Debate at Top of California Courts Opens Up

     SAN FRANCISCO (CN) In a sign of change, a new member of the most powerful committee at the top of California’s court system opened up discussion meetings over court policy and finances for the first time in 14 years. The state’s chief justice then blamed a drastic budget cut on the “din” from other legislative proposals about the courts.
     The day of discussion takes place ahead of the formal meetings of the Judicial Council, top policy-making body for the courts, where votes are taken often following staff presentations and little debate. And for years, those pre-meeing discussions were closed to the public and the press.
     “Those many and I believe many valuable and interesting discussions were closed.
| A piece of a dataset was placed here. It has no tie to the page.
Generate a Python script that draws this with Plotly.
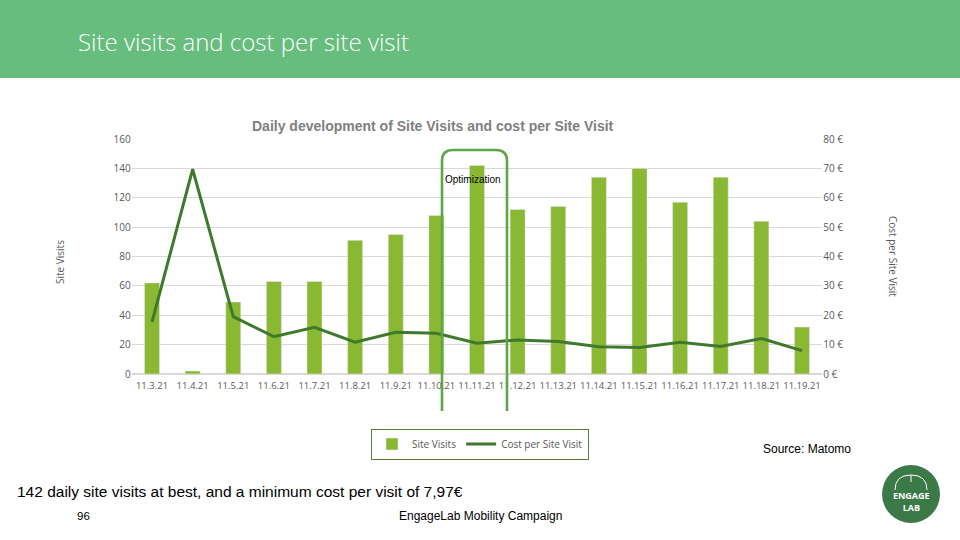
import plotly.graph_objects as go

dates = ["11.3.21", "11.4.21", "11.5.21", "11.6.21", "11.7.21", "11.8.21", "11.9.21",
         "11.10.21", "11.11.21", "11.12.21", "11.13.21", "11.14.21", "11.15.21",
         "11.16.21", "11.17.21", "11.18.21", "11.19.21"]
site_visits = [62, 2, 49, 63, 63, 91, 95, 108, 142, 112, 114, 134, 140, 117, 134, 104, 32]
cost_per_visit = [17.7, 69.7, 19.5, 12.7, 15.9, 10.8, 14.2, 13.9, 10.5, 11.6, 11.1,
                  9.3, 9.0, 10.8, 9.4, 12.1, 7.97]

W, H = 960, 540
def px(x):
    return x / W
def py(y):
    return 1 - y / H

BAR = "#8ab833"
LINE = "#3f7a2c"
GRAY = "#595959"

fig = go.Figure()
fig.add_trace(go.Bar(x=dates, y=site_visits, name="Site Visits", marker_color=BAR,
                     yaxis="y"))
fig.add_trace(go.Scatter(x=dates, y=cost_per_visit, name="Cost per Site Visit",
                         mode="lines", line=dict(color=LINE, width=3), yaxis="y2"))

# Optimization rounded box
x0, x1, y0, y1, r = 442, 507, 150, 411, 11
path = (f"M {px(x0)},{py(y1)} L {px(x0)},{py(y0 + r)} "
        f"Q {px(x0)},{py(y0)} {px(x0 + r)},{py(y0)} "
        f"L {px(x1 - r)},{py(y0)} Q {px(x1)},{py(y0)} {px(x1)},{py(y0 + r)} "
        f"L {px(x1)},{py(y1)}")

shapes = [
    dict(type="rect", xref="paper", yref="paper", x0=0, x1=1, y0=py(78), y1=1,
         fillcolor="#66bd7d", line=dict(width=0), layer="below"),
    dict(type="path", xref="paper", yref="paper", path=path,
         line=dict(color="#5ea646", width=2.6)),
    dict(type="circle", xref="paper", yref="paper", x0=px(882), x1=px(940),
         y0=py(523), y1=py(465), fillcolor="#3b7a47", line=dict(width=0)),
    dict(type="path", xref="paper", yref="paper",
         path=(f"M {px(895)},{py(490)} Q {px(895)},{py(475)} {px(911)},{py(475)} "
               f"Q {px(927)},{py(475)} {px(927)},{py(490)}"),
         line=dict(color="white", width=1)),
    dict(type="line", xref="paper", yref="paper", x0=px(911), x1=px(911),
         y0=py(475), y1=py(482), line=dict(color="white", width=1)),
]

def ann(text, x, y, size, color="black", family="Liberation Sans", xanchor="center",
        angle=0, weight=None):
    f = dict(family=family, size=size, color=color)
    if weight:
        f["weight"] = weight
    return dict(text=text, x=px(x), y=py(y), xref="paper", yref="paper",
                xanchor=xanchor, yanchor="middle", showarrow=False, textangle=angle,
                font=f)

annotations = [
    ann("Site visits and cost per site visit", 76, 41, 24, "white", "Open Sans",
        "left", weight=300),
    ann("<b>Daily development of Site Visits and cost per Site Visit</b>", 433, 126,
        14, "#7f7f7f"),
    ann("Site Visits", 60, 262, 10, GRAY, "Open Sans", angle=-90),
    ann("Cost per Site Visit", 893, 256, 10, GRAY, "Open Sans", angle=90),
    ann("Optimization", 473, 180, 10),
    ann("Source: Matomo", 807, 449, 12),
    ann("142 daily site visits at best, and a minimum cost per visit of 7,97€", 15, 491,
        15.5, xanchor="left"),
    ann("96", 83, 516, 11.5),
    ann("EngageLab Mobility Campaign", 480, 516, 12),
    ann("<b>ENGAGE<br>LAB</b>", 911, 501, 9, "white", "Open Sans"),
]

fig.update_layout(
    width=W, height=H,
    margin=dict(l=0, r=0, t=0, b=0),
    paper_bgcolor="white", plot_bgcolor="white",
    showlegend=True,
    bargap=0.63,
    xaxis=dict(domain=[px(131.7), px(822.3)], showgrid=False, showline=False,
               ticks="", ticklabelstandoff=4,
               tickfont=dict(family="Open Sans", size=9.5, color=GRAY),
               automargin=False, type="category"),
    yaxis=dict(domain=[py(374), py(139)], range=[0, 160], dtick=20,
               gridcolor="#d9d9d9", gridwidth=1, zeroline=True, zerolinecolor="#d9d9d9",
               showline=False, ticks="", automargin=False,
               tickfont=dict(family="Open Sans", size=10, color=GRAY)),
    yaxis2=dict(overlaying="y", side="right", range=[0, 80], dtick=10,
                ticksuffix=" €", showgrid=False, zeroline=False, showline=False,
                automargin=False,
                tickfont=dict(family="Open Sans", size=10, color=GRAY)),
    legend=dict(orientation="h", x=px(480), y=py(444), xanchor="center",
                yanchor="middle", bordercolor="#548235", borderwidth=1,
                font=dict(family="Open Sans", size=10, color=GRAY),
                itemwidth=30, tracegroupgap=0),
    shapes=shapes,
    annotations=annotations,
)

fig.write_html("out.html")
And the information there was only heard by those who were in attendance,” said Justice Douglas Miller, recently appointed to the Executive and Planning Committee.
     “This also led, though, to an unfortunate perception, that the real discussions of the Judicial Council took place in private or in secret, and that we as a Judicial Council on our business meeting the next day simply rubber stamped those issues.”
     Miller then said the closed meetings also contributed to the notion that bureaucrats from the Administrative Office of the Courts run the show, a conviction held by many experienced judges.
     The view that a cabal ran the courts largely in secret was articulated in answers from judges to a survey put out by Chief Justice Tani Cantil-Sakauye. In those answers, the judges had also offered suggestions on opening up the council’s business and doing a better job of supporting the trial courts.
     “Stay tuned, because there are more changes to come,” Miller added. “There are more proposals in the works, all inspired by council discussions and informed by the responses to the survey conducted by presiding judges at the request of the chief justice.”
     Some of those changes include increasing the number of judicial council meetings from six to eight, and setting up a network of judicial council liaisons to individual courts. “Court leaders would have designated council members that would become familiar with their court, listening to their concerns, bringing those to the attention of the council, be willing to answer questions, and then obtain information if it’s needed,” Miller said.
     In a separate area of controversy, the council’s Accountability and Efficiency committee is in the process of auditing the AOC’s budget and its pricey contracts with consultants, and expects to report its findings to the council in October.
     In other matters, the Chief Justice Cantil-Sakauye has also established three new internal committees: one to find a new AOC director to replace the outgoing Bill Vickrey, a governance issues committee and a “parliamentary” committee to look at the council’s meeting rules.
     “The chief has encouraged us to take a fresh look at how the council operates. Everything from the conduct of our meetings to the strategic plan for the branch, to the composition of the council itself,” Miller said.
     The meeting then turned to the matter of direct import on the operation of the courts the $350 million cut in the budget OK’d by the legislature earlier this summer.
     Yolo County Presiding Judge David Rosenberg recommended that courts implement a “Draconian toolbox” of small cuts.
     “Some of the easy items at the get-go is, you know, getting rid of Post-its, things of that nature. Getting rid of coffee. But the toolbox can have 100 different items depending on how far you need to go and how much money you need to ultimately save and cut,” said Rosenberg who is also the incoming head of the presding judges committee.
     Council members suggested going back to the legislature, and the Governor to ask for a restoration of funding.
     “I must say that for what its worth, the legislature and Governor have to provide, in my opinion, an adequate level of funding for the judicial branch to do their job. We are a constitutional branch and we have to have a certain amount of money,” Rosenberg said.
     Chief Justice Cantil-Sakauye said she had urged the legislature to spare the judicial branch, by explaining what harsh budget cuts would mean for the courts, but her pleas were drowned out by what she called “other noise” being made in Sacramento by judges dissatisfied with the judicial branch.
     “There was too much other noise going on about the judicial branch that wasn’t about the budget,” she said.
     The statements appeared to be a reference to AB 1208, legislation intended to restore financial independence to the individual county courts who that are now subject to an overarching bureaucracy based in San Francisco, the Administrative Office of the Courts, that controls finance and policy. The office has been the subject of deep criticism from a majority of trial judges in the state, shown in a series of surveys earlier this year.
     The chief justice, the administrative office, and many individual members of the Judicial Council opposed AB 1208. But it enjoyed support from a majority of the state’s trial judges, based on answers to a survey by the California Judges Association, and it was supported by a host of courts large and small, from Los Angeles Superior to Sacramento, Amador, Kern and Mariposa.
     “In my view that other noise that created the din that took away the focus of the branch and undercut our ability to hold the line on the budget cut,” said the chief justice.
     Immediately chiming in, Marin’s head clerk, Kim Turner, said, “It was more of a reason to cut us. For whatever reason we can’t agree so we deserve to be cut. Unbelievable.”